How you see this parable will all depend on if you’re a Christian in the year 2017, or a Pharisee of the first century. So let’s place this parable in perspective. Jesus is at the gates of Jerusalem engaged in a verbal battle with the Pharisees. He has cleansed the temple and now, these leaders challenge His authority. His reply to them is reiterated over three parables; today’s text being the second.
As I said before, it all depends on which point you stand, in order for you to understand the meaning of the text. For us today, God is the owner of the vineyard, the prophets are the servants, Jesus is the Son, the Pharisees are the wicked tenants and we are the new tenants who will inherit the vineyard. This scenario would have panned out quite differently for the Pharisees, who never got the point. Why? Because they were land owners! And so they understood the story with a first century Jewish mind-set. For them, this was a drama and they mistook themselves to be in the lead role.
Many of the Pharisees would have been in reality, what they came to be called, ‘absentee landowners’. Such landowners would lease out the vineyard to tenants and then make their way to the city. The payment to the landowner was made in kind, namely a percentage of the produce. If the landowner did not receive his due, he would simply lease the land to other tenants. The Pharisees, themselves landowners, could not identify even for a second, the role of being a tenant.
The point of the narrative is to highlight that there is nothing wrong with the harvest, but with the attitude of the Pharisees who in this case were the tenants. In response to a seemingly naive landlord, their arrogant and violent response make little sense. Assuming they succeeded in killing the land owner’s son, which they do, they still won’t inherit the land as the father is still alive! But Jesus, in portraying what seemed to be a naive response of the landlord, to send his only son, was actually exposing the evil thoughts in the hearts of the Pharisees.
By the time the penny dropped for the Chief priests and Pharisees, it was too late. Their realization that Jesus was speaking of them as the wicked tenants and not the absentee landlords, was slow to come. They stood exposed and because of the crowds who regarded Jesus as a prophet, refrained from arresting Him or even worse, killing Him right there! What was worse, was that in answering His question, they had condemned themselves with their own words, “He will put those wretches to a miserable death, and lease the vineyard to other tenants who will give him the produce at the harvest time” (verse 41). In their many attempts to trap Him, they now get trapped themselves. This constant run in between Jesus and the Pharisees is a swan song of the gospel of Matthew.
The Pharisees had misunderstood their role as ‘interpreters of the law’, to be one of mediators between God and man. This power that had now settled in their head falsely created an assurance for themselves, that the seat of Moses truly belonged to them. They assumed they were untouchable. This is why they saw the meaning of the parable too late. They had been drawn into the swamp by Jesus and were stuck in the muck in the eyes of the people, before whom they stood exposed. It was this constant exposure that set their hearts’ intent on crucifying Jesus. Ironically, they were not the landlords in the story; they were the wicked tenants, yet they saw themselves as the victim, when in fact they were the perpetrators of the crime with murderous thoughts in their hearts.

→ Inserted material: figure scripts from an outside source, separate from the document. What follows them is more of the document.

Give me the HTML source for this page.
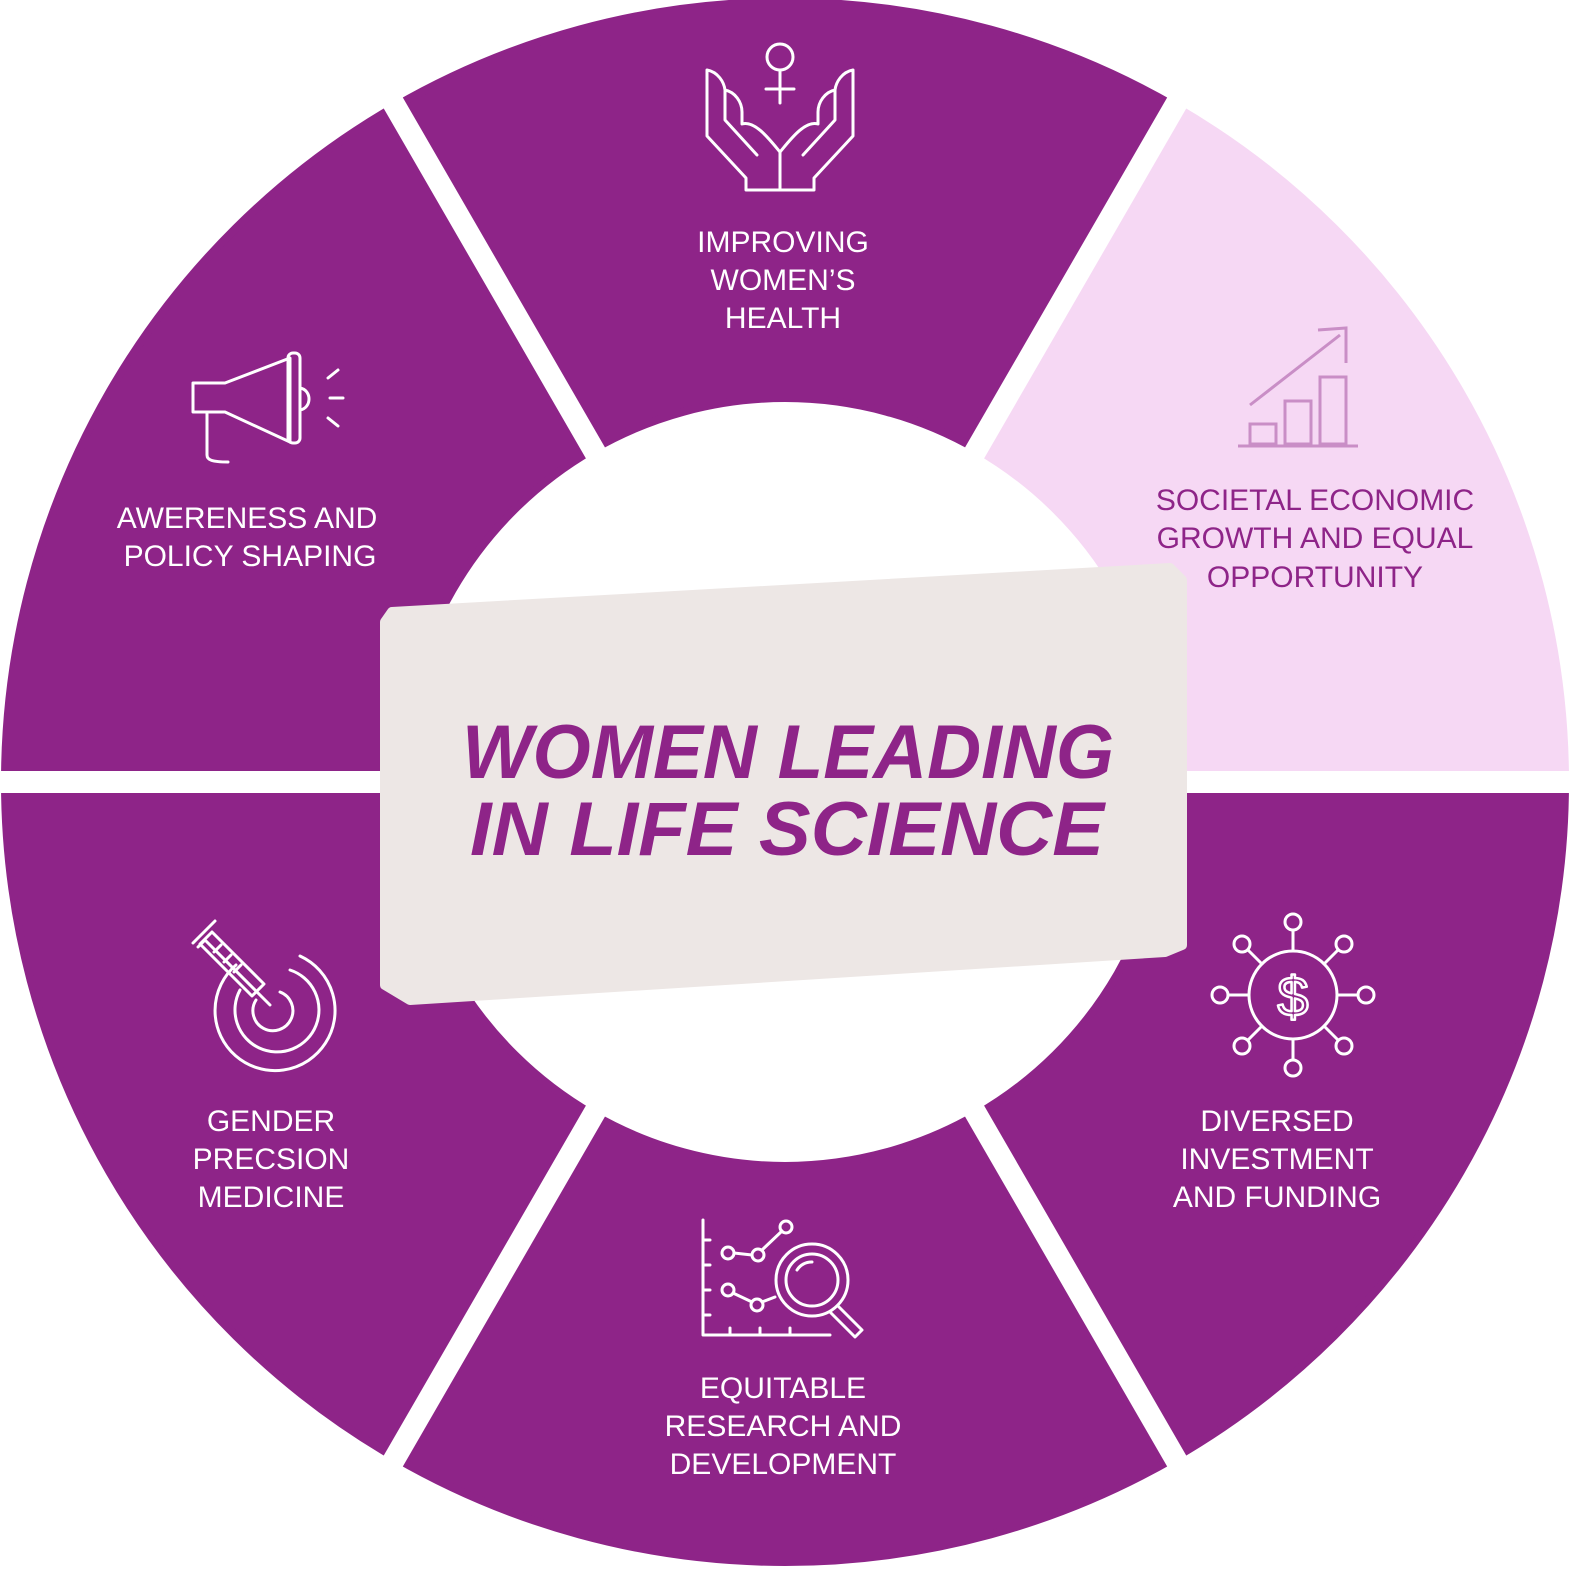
<!DOCTYPE html>
<html><head><meta charset="utf-8"><style>
html,body{margin:0;padding:0;background:#fff;width:1581px;height:1576px;overflow:hidden}
svg{display:block}
.l{font-family:"Liberation Sans",sans-serif;font-size:30px;fill:#fff;text-anchor:middle}
.p{fill:#8e2488}
.ic{fill:none;stroke:#fff;stroke-width:3;stroke-linejoin:round;stroke-linecap:round}
</style></head><body>
<svg width="1581" height="1576" viewBox="0 0 1581 1576" xmlns="http://www.w3.org/2000/svg">
<g stroke-linejoin="round" stroke-width="8">
<path fill="#8e2488" stroke="#8e2488" d="M1175 106.5 A780 780 0 0 0 395 106.5 L593 449.5 A384 384 0 0 1 977 449.5 Z"/>
<path fill="#8e2488" stroke="#8e2488" d="M395 106.5 A780 780 0 0 0 5 782 L401 782 A384 384 0 0 1 593 449.5 Z"/>
<path fill="#8e2488" stroke="#8e2488" d="M5 782 A780 780 0 0 0 395 1457.5 L593 1114.5 A384 384 0 0 1 401 782 Z"/>
<path fill="#8e2488" stroke="#8e2488" d="M395 1457.5 A780 780 0 0 0 1175 1457.5 L977 1114.5 A384 384 0 0 1 593 1114.5 Z"/>
<path fill="#8e2488" stroke="#8e2488" d="M1175 1457.5 A780 780 0 0 0 1565 782 L1169 782 A384 384 0 0 1 977 1114.5 Z"/>
<path fill="#f6d8f4" stroke="#f6d8f4" d="M1565 782 A780 780 0 0 0 1175 106.5 L977 449.5 A384 384 0 0 1 1169 782 Z"/>
</g>
<g stroke="#fff" stroke-width="22">
<line x1="1175" y1="782" x2="1590" y2="782"/>
<line x1="-10" y1="782" x2="420" y2="782"/>
<line x1="1190" y1="80" x2="967" y2="466"/>
<line x1="380" y1="80" x2="603" y2="466"/>
<line x1="380" y1="1484" x2="603" y2="1098"/>
<line x1="1190" y1="1484" x2="967" y2="1098"/>
</g>
<polygon points="392,612 1170,568 1182,580 1182,945 1165,952 410,1000 385,985 385,622" fill="#ede7e5" stroke="#ede7e5" stroke-width="10" stroke-linejoin="round"/>
<g font-family="Liberation Sans,sans-serif" font-weight="bold" font-style="italic" font-size="76" class="p">
<text x="462" y="778" textLength="652" lengthAdjust="spacingAndGlyphs">WOMEN LEADING</text>
<text x="470" y="855" textLength="634" lengthAdjust="spacingAndGlyphs">IN LIFE SCIENCE</text>
</g>
<text class="l" x="783" y="252">IMPROVING</text>
<text class="l" x="783" y="290">WOMEN’S</text>
<text class="l" x="783" y="328">HEALTH</text>
<text class="l" x="247" y="528">AWERENESS AND</text>
<text class="l" x="250" y="566">POLICY SHAPING</text>
<g class="l" style="fill:#8e2488">
<text x="1315" y="510">SOCIETAL ECONOMIC</text>
<text x="1315" y="548">GROWTH AND EQUAL</text>
<text x="1315" y="587">OPPORTUNITY</text>
</g>
<text class="l" x="1277" y="1131">DIVERSED</text>
<text class="l" x="1277" y="1169">INVESTMENT</text>
<text class="l" x="1277" y="1207">AND FUNDING</text>
<text class="l" x="783" y="1398">EQUITABLE</text>
<text class="l" x="783" y="1436">RESEARCH AND</text>
<text class="l" x="783" y="1474">DEVELOPMENT</text>
<text class="l" x="271" y="1131">GENDER</text>
<text class="l" x="271" y="1169">PRECSION</text>
<text class="l" x="271" y="1207">MEDICINE</text>
<g class="ic">
<circle cx="780" cy="57" r="13"/><line x1="780" y1="70" x2="780" y2="103"/><line x1="766" y1="89" x2="794" y2="89"/>
<path d="M780 190 L746 190 L746 178 L707 136 L707 70 C718 72 724 82 725 90 C735 92 742 102 742 112 L742 124 C755 120 770 140 780 152 L780 190"/>
<path d="M725 90 L725 120 L757 155"/>
<path d="M780 190 L814 190 L814 178 L853 136 L853 70 C842 72 836 82 835 90 C825 92 818 102 818 112 L818 124 C805 120 790 140 780 152"/>
<path d="M835 90 L835 120 L803 155"/>
</g>
<g class="ic">
<path d="M193 383 L225 383 L290 358 L290 442 L225 412 L193 412 Z"/>
<rect x="288" y="353" width="12" height="90" rx="5"/>
<path d="M300 388 C312 390 312 408 300 410"/>
<path d="M207 412 L207 455 C207 460 212 462 228 462"/>
<line x1="328" y1="378" x2="338" y2="370"/><line x1="330" y1="398" x2="343" y2="398"/><line x1="328" y1="418" x2="338" y2="426"/>
</g>
<g fill="none" stroke="#c98ec6" stroke-width="3">
<line x1="1238" y1="446" x2="1358" y2="446"/>
<rect x="1250" y="424" width="26" height="20"/>
<rect x="1285" y="401" width="26" height="43"/>
<rect x="1320" y="377" width="26" height="67"/>
<path d="M1250 405 L1340 335"/><path d="M1318 330 L1346 328 L1346 363"/>
</g>
<g class="ic">
<circle cx="1293" cy="995" r="44"/>
<text x="1293" y="1016" font-family="Liberation Sans,sans-serif" font-size="56" fill="none" stroke="#fff" stroke-width="2.5" text-anchor="middle">$</text>
<line x1="1293" y1="951" x2="1293" y2="930"/><circle cx="1293" cy="922" r="8"/>
<line x1="1293" y1="1039" x2="1293" y2="1060"/><circle cx="1293" cy="1068" r="8"/>
<line x1="1249" y1="995" x2="1228" y2="995"/><circle cx="1220" cy="995" r="8"/>
<line x1="1337" y1="995" x2="1358" y2="995"/><circle cx="1366" cy="995" r="8"/>
<line x1="1262" y1="964" x2="1248" y2="950"/><circle cx="1242" cy="944" r="8"/>
<line x1="1324" y1="964" x2="1338" y2="950"/><circle cx="1344" cy="944" r="8"/>
<line x1="1262" y1="1026" x2="1248" y2="1040"/><circle cx="1242" cy="1046" r="8"/>
<line x1="1324" y1="1026" x2="1338" y2="1040"/><circle cx="1344" cy="1046" r="8"/>
</g>
<g class="ic">
<path d="M236 965 A60 60 0 1 0 300 956"/>
<path d="M240 990 A42 42 0 1 0 290 970"/>
<path d="M256 1000 A20 20 0 1 0 280 992"/>
<path d="M205 940 L262 997 L270 1005 L258 993 M205 940 L198 947 M212 932 L264 984 L252 996 L200 944 Z"/>
<line x1="193" y1="943" x2="215" y2="921"/><line x1="214" y1="952" x2="221" y2="945"/><line x1="224" y1="962" x2="231" y2="955"/><line x1="234" y1="972" x2="241" y2="965"/>
</g>
<g class="ic">
<path d="M703 1220 L703 1335 L830 1335"/>
<line x1="703" y1="1240" x2="710" y2="1240"/><line x1="703" y1="1265" x2="710" y2="1265"/><line x1="703" y1="1290" x2="710" y2="1290"/><line x1="703" y1="1315" x2="710" y2="1315"/>
<line x1="730" y1="1335" x2="730" y2="1328"/><line x1="760" y1="1335" x2="760" y2="1328"/><line x1="790" y1="1335" x2="790" y2="1328"/>
<circle cx="728" cy="1253" r="6"/><circle cx="758" cy="1255" r="6"/><circle cx="786" cy="1227" r="6"/>
<line x1="734" y1="1253" x2="752" y2="1255"/><line x1="762" y1="1250" x2="782" y2="1231"/>
<circle cx="728" cy="1290" r="6"/><circle cx="757" cy="1305" r="6"/>
<line x1="733" y1="1293" x2="752" y2="1302"/><line x1="762" y1="1302" x2="775" y2="1297"/>
<circle cx="812" cy="1280" r="36"/><circle cx="812" cy="1280" r="26"/>
<path d="M797 1270 A17 17 0 0 1 812 1262"/>
<path d="M838 1306 L862 1330 L855 1337 L831 1313"/>
</g>
</svg>
</body></html>
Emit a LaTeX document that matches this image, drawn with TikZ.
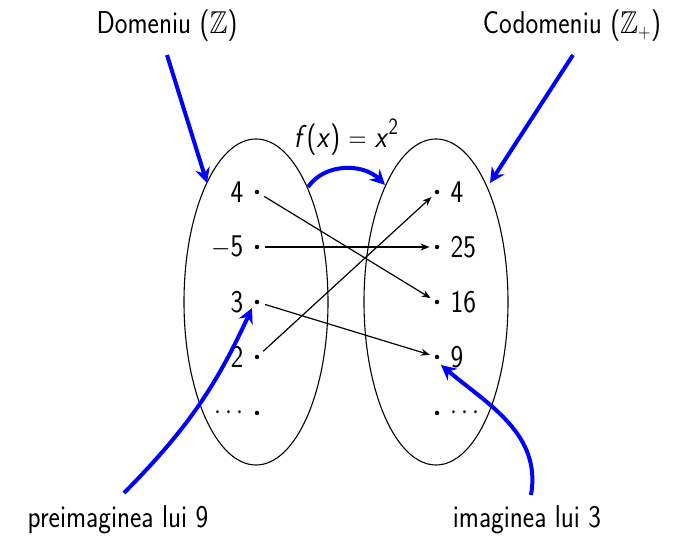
\documentclass[tikz,border=0pt]{standalone}
\usepackage{amssymb}
\usepackage{graphicx}
\usetikzlibrary{shapes.geometric,arrows.meta}
\newcommand{\vs}[1]{\scalebox{1}[1.17]{#1}}
\tikzset{
  txt/.style={font=\fontsize{27}{32}\selectfont\sffamily, inner sep=1pt},
  set/.style={draw=black, line width=1.1pt, ellipse, minimum width=144pt, minimum height=326pt, inner sep=0pt},
  dotnode/.style={circle, fill=black, inner sep=0pt, minimum size=4.5pt},
  lft/.style={label={[txt, label distance=10pt]left:\vs{#1}}},
  rgt/.style={label={[txt, label distance=10pt]right:\vs{#1}}},
  maparrow/.style={line width=1.2pt, -{Stealth[length=9pt,width=7pt]}, shorten <=6pt, shorten >=5pt},
  bluearrow/.style={draw=blue, line width=4pt, -{Stealth[length=15pt,width=15pt,inset=5pt]}},
}
\begin{document}
\begin{tikzpicture}[x=1pt,y=1pt]
\useasboundingbox (0,0) rectangle (683,537);
% sets
\node[set] (A) at (256,235) {};
\node[set] (B) at (436,235) {};
% left dots
\node[dotnode, lft={4}] (l1) at (257,345) {};
\node[dotnode, lft={$-$5}] (l2) at (257,290) {};
\node[dotnode, lft={3}] (l3) at (257,235) {};
\node[dotnode, lft={2}] (l4) at (257,180) {};
\node[dotnode, lft={$\cdots$}] (l5) at (257,124) {};
% right dots
\node[dotnode, rgt={4}] (r1) at (437,345) {};
\node[dotnode, rgt={25}] (r2) at (437,290) {};
\node[dotnode, rgt={16}] (r3) at (437,235) {};
\node[dotnode, rgt={9}] (r4) at (437,180) {};
\node[dotnode, rgt={$\cdots$}] (r5) at (437,124) {};
% mapping
\draw[maparrow] (l1) -- (r3);
\draw[maparrow] (l2) -- (r2);
\draw[maparrow] (l3) -- (r4);
\draw[maparrow] (l4) -- (r1);
% labels
\node[txt] (dom) at (167,511) {\vs{Domeniu ($\mathbb{Z}$)}};
\node[txt] (cod) at (572,511) {\vs{Codomeniu ($\mathbb{Z}_+$)}};
\node[txt] (fx) at (346,400) {\vs{{\itshape f\/}({\itshape x\/}) $=$ {\itshape x\/}\raisebox{0.42em}{\fontsize{20}{20}\selectfont 2}}};
\node[txt] (pre) at (118,17) {\vs{preimaginea lui 9}};
\node[txt] (img) at (527,17) {\vs{imaginea lui 3}};
% blue arrows
\coordinate (d0) at (167,482);
\coordinate (d1) at (207,354);
\coordinate (c0) at (573,482);
\coordinate (c1) at (490,354);
\coordinate (f0) at (308,350);
\coordinate (f1) at (385,352);
\coordinate (p0) at (124,44);
\coordinate (p1) at (252,229);
\coordinate (i0) at (531,42);
\coordinate (i1) at (441,172);
\draw[bluearrow] (d0) -- (d1);
\draw[bluearrow] (c0) -- (c1);
\draw[bluearrow] (f0) to[out=55, in=135] (f1);
\draw[bluearrow] (p0) to[bend right=10] (p1);
\draw[bluearrow] (i0) to[out=80, in=-40] (i1);
\end{tikzpicture}
\end{document}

We too ‘don’t own the land’; we are but stewards and the faith has been handed over to us to produce fruit. The danger is when we lose sight of this and begin to see the wicked land grabbing tenants in everyone else, except ourselves. Jesus came to establish that new vineyard in which He, the stone rejected by the Pharisees, will now become the corner stone, in the new vineyard of God (Psalm 118). The roles for us in the new vineyard are up for grabs. Will we choose the old script or join Jesus in writing a happier end to this story?